I sat there for several minutes watching the sun continue its fall toward the ocean. I thought about the people, their daily lives, and how we tend to think badly of others without knowing them. For some reason, being on the beach changes all of that. Everyone is happy for the most part, or at least enjoying this moment of life.
I looked back at the group of three and all my judgments and thoughts went out the window. The girl and awkward guy were holding hands! The boy was walking next to them, and now I could see he was their son. I had barely looked at their faces before, just saw people and put a story together in my head. The teenager was much younger than either one, but had the features of both. The “girl” and “awkward guy” were obviously happily together. I laughed at myself.
The Keepers
There she was, dipping a toe into the water. She was beautiful, attractive, and soft on the eyes. I stared in awe, couldn’t look away. I’m sure my mouth was hanging open, but no one would have noticed because they were all staring as well. Some were even taking pictures of her majestic perfection. As she slowly lowered herself into the water, she only looked more wonderful. I knew at that moment, this was God’s most amazing creation I had ever seen… the sun setting over the ocean.
A million colors stretch across the sky and dance on the waves. Clouds burst in pinks, oranges, purples and blues; the most delicious cotton candy you’ll ever see. It’s a difficult moment to do anything else but stare in amazement. If you’re smart, you’ll have a camera ready.
An old lady, and I mean old, was taking pictures. I pondered why she would. Maybe to share her experience with family, help her remember good times, or just to give her something to do. She took her time with each photo. Thought about how the sun appeared and soaked it all in. A man, mid-thirties, was also taking pictures. He looked like it was his job. He quickly set up the shots, changed lenses, even cameras. The whole time he paced and breathed heavily. I assume he was either way too excited or seriously stressed the sun was about to be tucked away.
All the while, the sun sank deeper under the horizon. At the last moment before it’s gone, you can see it wave goodbye then blow you a kiss. That may sound strange to you, but watch a cloudless sunset on the ocean; you’ll know exactly what I mean.

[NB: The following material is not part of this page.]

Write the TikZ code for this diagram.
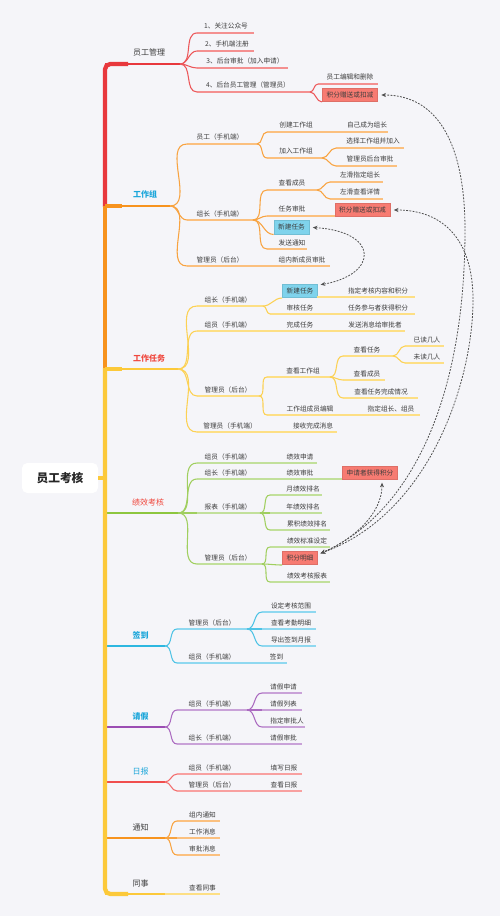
\documentclass[tikz,border=0pt]{standalone}
\usepackage{fontspec}
\setmainfont{Noto Sans CJK SC}
\usetikzlibrary{arrows.meta}
\definecolor{bg}{HTML}{F5F5F9}
\definecolor{txtc}{HTML}{3D3D3D}
\definecolor{kred}{HTML}{E8383D}
\definecolor{kredl}{HTML}{F49090}
\definecolor{korange}{HTML}{F7931E}
\definecolor{korangel}{HTML}{FBC07F}
\definecolor{kyellow}{HTML}{FCC93A}
\definecolor{kyellowl}{HTML}{FDDF85}
\definecolor{kgreen}{HTML}{8DC63F}
\definecolor{kgreenl}{HTML}{C2E09B}
\definecolor{kcyan}{HTML}{2DB7E0}
\definecolor{kcyanl}{HTML}{8FD8F0}
\definecolor{kpurple}{HTML}{9B4DB3}
\definecolor{kpurplel}{HTML}{C9A2D8}
\definecolor{kred2}{HTML}{F04E4E}
\definecolor{kred2l}{HTML}{F8A0A0}
\definecolor{tcyan}{HTML}{1BA6DA}
\definecolor{tred}{HTML}{F0483E}
\definecolor{boxred}{HTML}{F77B72}
\definecolor{boxcyan}{HTML}{7FD3EC}
\definecolor{relc}{HTML}{505050}
\newcommand\mmcol[2]{\colorlet{bc}{#1}\colorlet{bcl}{#2}\colorlet{bcm}{#1!65!#2}}
\newcommand\mmtopic[6]{%
  \coordinate (#1s) at (#2,#4);
  \coordinate (#1e) at (#3,#4);
  \draw[ul] (#1s) -- (#1e);
  \node[txt] (#1) at (#5,#4-4) {#6};}
\newcommand\mmmain[6]{%
  \coordinate (#1s) at (105,#2);
  \coordinate (#1e) at (#3,#2);
  \draw[mbr] (#1s) -- (#1e);
  \node[mlab,#5] (#1) at (#4,#2-8) {#6};}
\newcommand\mmlink[2]{\draw[cbr] (#1) to[out=0,in=180] (#2);}
\begin{document}
\begin{tikzpicture}[x=0.75pt,y=-0.75pt,
 txt/.style={font=\fontsize{5}{6}\selectfont, text=txtc, anchor=base, inner sep=0pt},
 mlab/.style={font=\fontsize{6}{7.5}\selectfont, anchor=base, inner sep=0pt},
 trunk/.style={line width=3.2pt},
 mbr/.style={line width=1.7pt, bc},
 cbr/.style={line width=0.8pt, bcm},
 ul/.style={line width=0.8pt, bcl},
 hbox/.style={font=\fontsize{5}{6}\selectfont, text=txtc, inner xsep=3.2pt, inner ysep=0pt, minimum height=10pt, text height=4.3pt, text depth=0.9pt, line width=0.5pt},
 rbox/.style={hbox, fill=boxred, draw=boxred!90!black},
 cbox/.style={hbox, fill=boxcyan, draw=boxcyan!90!black},
 rell/.style={relc, line width=0.6pt, dash pattern=on 1.4pt off 1pt, {Stealth[length=3.5pt,width=3pt]}-{Stealth[length=3.5pt,width=3pt]}}
]
\useasboundingbox (0,0) rectangle (500,916);
\fill[bg] (0,0) rectangle (500,916);

% ---------- 员工管理
\mmcol{kred}{kredl}
\mmmain{m1}{64}{180}{149}{text=txtc}{员工管理}
\mmtopic{a1}{197}{254}{33}{226}{1、关注公众号}
\mmtopic{a2}{197}{254}{51}{227}{2、手机端注册}
\mmtopic{a3}{197}{288}{68}{245}{3、后台审批（加入申请）}
\mmtopic{a4}{197}{310}{92}{248}{4、后台员工管理（管理员）}
\mmtopic{a41}{318}{378}{84}{350}{员工编辑和删除}
\node[rbox] (a42) at (350,95) {积分赠送或扣减};
\mmlink{m1e}{a1s}\mmlink{m1e}{a2s}\mmlink{m1e}{a3s}\mmlink{m1e}{a4s}
\mmlink{a4e}{a41s}\mmlink{a4e}{a42.south west}

% ---------- 工作组
\mmcol{korange}{korangel}
\mmmain{m2}{206}{170}{145}{text=tcyan}{\bfseries 工作组}
\mmtopic{b1}{187}{257}{144}{220}{员工（手机端）}
\mmtopic{b11}{267}{330}{132}{296}{创建工作组}
\mmtopic{b111}{330}{388}{132}{367}{自己成为组长}
\mmtopic{b12}{267}{322}{158}{296}{加入工作组}
\mmtopic{b121}{336}{404}{148}{373}{选择工作组并加入}
\mmtopic{b122}{336}{397}{166}{370}{管理员后台审批}
\mmtopic{b2}{187}{253}{220}{220}{组长（手机端）}
\mmtopic{b21}{267}{317}{190}{292}{查看成员}
\mmtopic{b211}{330}{383}{182}{360}{左滑指定组长}
\mmtopic{b212}{330}{383}{199}{360}{左滑查看详情}
\mmtopic{b22}{267}{335}{216}{292}{任务审批}
\node[rbox] (b221) at (362.5,210) {积分赠送或扣减};
\node[cbox] (b23) at (291.5,227.5) {新建任务};
\mmtopic{b24}{267}{307}{249}{292}{发送通知}
\mmtopic{b3}{187}{262}{266}{220}{管理员（后台）}
\mmtopic{b31}{262}{330}{266}{302}{组内新成员审批}
\mmlink{m2e}{b1s}\mmlink{m2e}{b2s}\mmlink{m2e}{b3s}
\mmlink{b1e}{b11s}\mmlink{b1e}{b12s}
\mmlink{b12e}{b121s}\mmlink{b12e}{b122s}
\mmlink{b2e}{b21s}\mmlink{b2e}{b22s}\mmlink{b2e}{b23.south west}\mmlink{b2e}{b24s}
\mmlink{b21e}{b211s}\mmlink{b21e}{b212s}

% ---------- 工作任务
\mmcol{kyellow}{kyellowl}
\mmmain{m3}{369}{178}{149}{text=tred}{\bfseries 工作任务}
\mmtopic{c1}{197}{263}{306}{228}{组长（手机端）}
\node[cbox] (c11) at (300,291) {新建任务};
\mmtopic{c111}{317}{415}{297}{378}{指定考核内容和积分}
\mmtopic{c12}{270}{330}{314}{300}{审核任务}
\mmtopic{c121}{330}{415}{314}{378}{任务参与者获得积分}
\mmtopic{c2}{197}{263}{331}{228}{组员（手机端）}
\mmtopic{c21}{263}{330}{331}{300}{完成任务}
\mmtopic{c211}{330}{405}{331}{375}{发送消息给审批者}
\mmtopic{c3}{197}{259}{396}{228}{管理员（后台）}
\mmtopic{c31}{267}{330}{377}{303}{查看工作组}
\mmtopic{c311}{343}{393}{356}{367}{查看任务}
\mmtopic{c3111}{405}{444}{346}{427}{已读几人}
\mmtopic{c3112}{405}{444}{363}{427}{未读几人}
\mmtopic{c312}{343}{385}{380}{367}{查看成员}
\mmtopic{c313}{343}{418}{398}{381}{查看任务完成情况}
\mmtopic{c32}{267}{350}{415}{310}{工作组成员编辑}
\mmtopic{c321}{350}{420}{415}{391}{指定组长、组员}
\mmtopic{c4}{197}{270}{432}{230}{管理员（手机端）}
\mmtopic{c41}{270}{337}{432}{313}{接收完成消息}
\mmlink{m3e}{c1s}\mmlink{m3e}{c2s}\mmlink{m3e}{c3s}\mmlink{m3e}{c4s}
\mmlink{c1e}{c11.south west}\mmlink{c1e}{c12s}
\mmlink{c3e}{c31s}\mmlink{c3e}{c32s}
\mmlink{c31e}{c311s}\mmlink{c31e}{c312s}\mmlink{c31e}{c313s}
\mmlink{c311e}{c3111s}\mmlink{c311e}{c3112s}

% ---------- 绩效考核
\mmcol{kgreen}{kgreenl}
\mmmain{m4}{513}{178}{148}{text=tred}{绩效考核}
\mmtopic{d1}{197}{263}{463}{228}{组员（手机端）}
\mmtopic{d11}{263}{317}{463}{300}{绩效申请}
\mmtopic{d2}{197}{263}{479}{228}{组长（手机端）}
\mmtopic{d21}{263}{343}{479}{300}{绩效审批}
\node[rbox] (d211) at (370,473) {申请者获得积分};
\mmtopic{d3}{197}{260}{513}{228}{报表（手机端）}
\mmtopic{d31}{270}{322}{495}{303}{月绩效排名}
\mmtopic{d32}{270}{322}{513}{303}{年绩效排名}
\mmtopic{d33}{270}{330}{530}{307}{累积绩效排名}
\mmtopic{d4}{197}{262}{564}{228}{管理员（后台）}
\mmtopic{d41}{270}{330}{547}{307}{绩效标准设定}
\node[rbox] (d42) at (300,558) {积分明细};
\mmtopic{d43}{270}{330}{582}{307}{绩效考核报表}
\mmlink{m4e}{d1s}\mmlink{m4e}{d2s}\mmlink{m4e}{d3s}\mmlink{m4e}{d4s}
\mmlink{d3e}{d31s}\mmlink{d3e}{d32s}\mmlink{d3e}{d33s}
\mmlink{d4e}{d41s}\mmlink{d4e}{d42.south west}\mmlink{d4e}{d43s}

% ---------- 签到
\mmcol{kcyan}{kcyanl}
\mmmain{m5}{646}{165}{140.5}{text=tcyan}{\bfseries 签到}
\mmtopic{e1}{177}{247}{629}{212}{管理员（后台）}
\mmtopic{e11}{262}{316}{612}{291}{设定考核范围}
\mmtopic{e12}{262}{316}{629}{291}{查看考勤明细}
\mmtopic{e13}{262}{316}{646}{291}{导出签到月报}
\mmtopic{e2}{177}{247}{663}{212}{组员（手机端）}
\mmtopic{e21}{247}{287}{663}{276.5}{签到}
\mmlink{m5e}{e1s}\mmlink{m5e}{e2s}
\mmlink{e1e}{e11s}\mmlink{e1e}{e12s}\mmlink{e1e}{e13s}

% ---------- 请假
\mmcol{kpurple}{kpurplel}
\mmmain{m6}{727}{165}{140.5}{text=tcyan}{\bfseries 请假}
\mmtopic{f1}{177}{247}{710}{212}{组员（手机端）}
\mmtopic{f11}{262}{302}{693}{283.5}{请假申请}
\mmtopic{f12}{262}{302}{710}{283.5}{请假列表}
\mmtopic{f13}{262}{305}{727}{287}{指定审批人}
\mmtopic{f2}{177}{247}{744}{212}{组长（手机端）}
\mmtopic{f21}{247}{302}{744}{283.5}{请假审批}
\mmlink{m6e}{f1s}\mmlink{m6e}{f2s}
\mmlink{f1e}{f11s}\mmlink{f1e}{f12s}\mmlink{f1e}{f13s}

% ---------- 日报
\mmcol{kred2}{kred2l}
\mmmain{m7}{782}{165}{140.5}{text=tcyan}{日报}
\mmtopic{g1}{177}{247}{774}{212}{组员（手机端）}
\mmtopic{g11}{247}{302}{774}{284}{填写日报}
\mmtopic{g2}{177}{247}{791}{212}{管理员（后台）}
\mmtopic{g21}{247}{302}{791}{284}{查看日报}
\mmlink{m7e}{g1s}\mmlink{m7e}{g2s}

% ---------- 通知
\mmcol{korange}{korangel}
\mmmain{m8}{838}{165}{140.5}{text=txtc}{通知}
\mmtopic{h1}{177}{220}{821}{202.5}{组内通知}
\mmtopic{h2}{177}{220}{838}{202.5}{工作消息}
\mmtopic{h3}{177}{220}{855}{202.5}{审批消息}
\mmlink{m8e}{h1s}\mmlink{m8e}{h2s}\mmlink{m8e}{h3s}

% ---------- 同事
\mmcol{kyellow}{kyellowl}
\mmmain{m9}{894}{165}{140.5}{text=txtc}{同事}
\mmtopic{i1}{165}{220}{894}{202.5}{查看同事}

% ---------- trunk and root
\coordinate (rj) at (105,478);
\draw[trunk, kred, rounded corners=4pt] (105,207) -- (105,64) -- (128,64);
\draw[trunk, korange] (105,206) -- (105,369);
\draw[trunk, korange] (105,206) -- (122,206);
\draw[trunk, kyellow] (105,369) -- (122,369);
\draw[trunk, kyellow, rounded corners=4pt] (105,368) -- (105,894) -- (128,894);
\node[fill=white, rounded corners=4pt, minimum width=57pt, minimum height=22.5pt,
      font=\fontsize{8.8}{10}\selectfont\bfseries, text=black!85] (root) at (60,478) {员工考核};
\draw[trunk, kyellow] (root.east) -- (rj);

% ---------- relationships
\coordinate (jm) at ([xshift=2pt,yshift=3.5pt]d42.east);
\draw[rell] ([xshift=2.5pt]a42.east) .. controls +(60,0) and +(0,-80) .. (465,230) .. controls +(0,170) and +(90,-40) .. (jm);
\draw[rell] ([xshift=2.5pt]b221.east) .. controls +(50,0) and +(0,-60) .. (473,300) .. controls +(0,80) and +(110,-40) .. (jm);
\draw[rell] ([xshift=9pt,yshift=-2pt]d211.south) .. controls +(0,30) and +(35,-15) .. (jm);
\draw[rell] ([xshift=2.5pt]b23.east) .. controls +(67,4) and +(58,-10) .. ([xshift=2pt,yshift=-0.5pt]c11.north east);
\end{tikzpicture}
\end{document}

The photographers kept capturing the light changes, the brilliant colors and beauty of the day. Eventually the old lady and man stood side-by-side cheering each other on with their photography. They are the keepers of that moment. They are the ones blessed with vivid memories of how the world was in that exact point in time. They made me smile.
The Wanderer
The sun was gone and I had just enough light to walk back up the beach to find my car. I got up from the pier I had been sitting on and began walking along the shore line, letting the waves splash against my feet. I thought about the sun, the peace, the people walking around, and how important it is to thank God for these times.
I came across a large group of people still taking pictures of the tucked away sun, the waves and shore. I stopped to let them get natural shots, but they insisted I keep walking. As I made my way in front of them, they continued to take pictures. This time I was in them. Some random guy caught in their moment. Now I would forever be thought about in the same ways I thought about the people earlier. The good wife, the husky couple, the outspoken youth, the ones living in joy, the friendly family, the keepers of moments, and myself. I thought I was invisible, just an observer. I’m a wanderer, a vagabond, a sojourner and an exile. I am not of this world, I just share it. I played no part in anyone’s evening, until I was captured in their pictures.
It doesn’t matter who we are, where we are or why we’re here, we’re all in it together. We share the air, the land and the scenery. This world is full of peace and love and nobody gets to observe. We all have the chance to play a part and make a difference.
Reach out, like the light of the sun, touch someone’s heart, like the warmth of her rays, make someone’s day, like her good night kiss.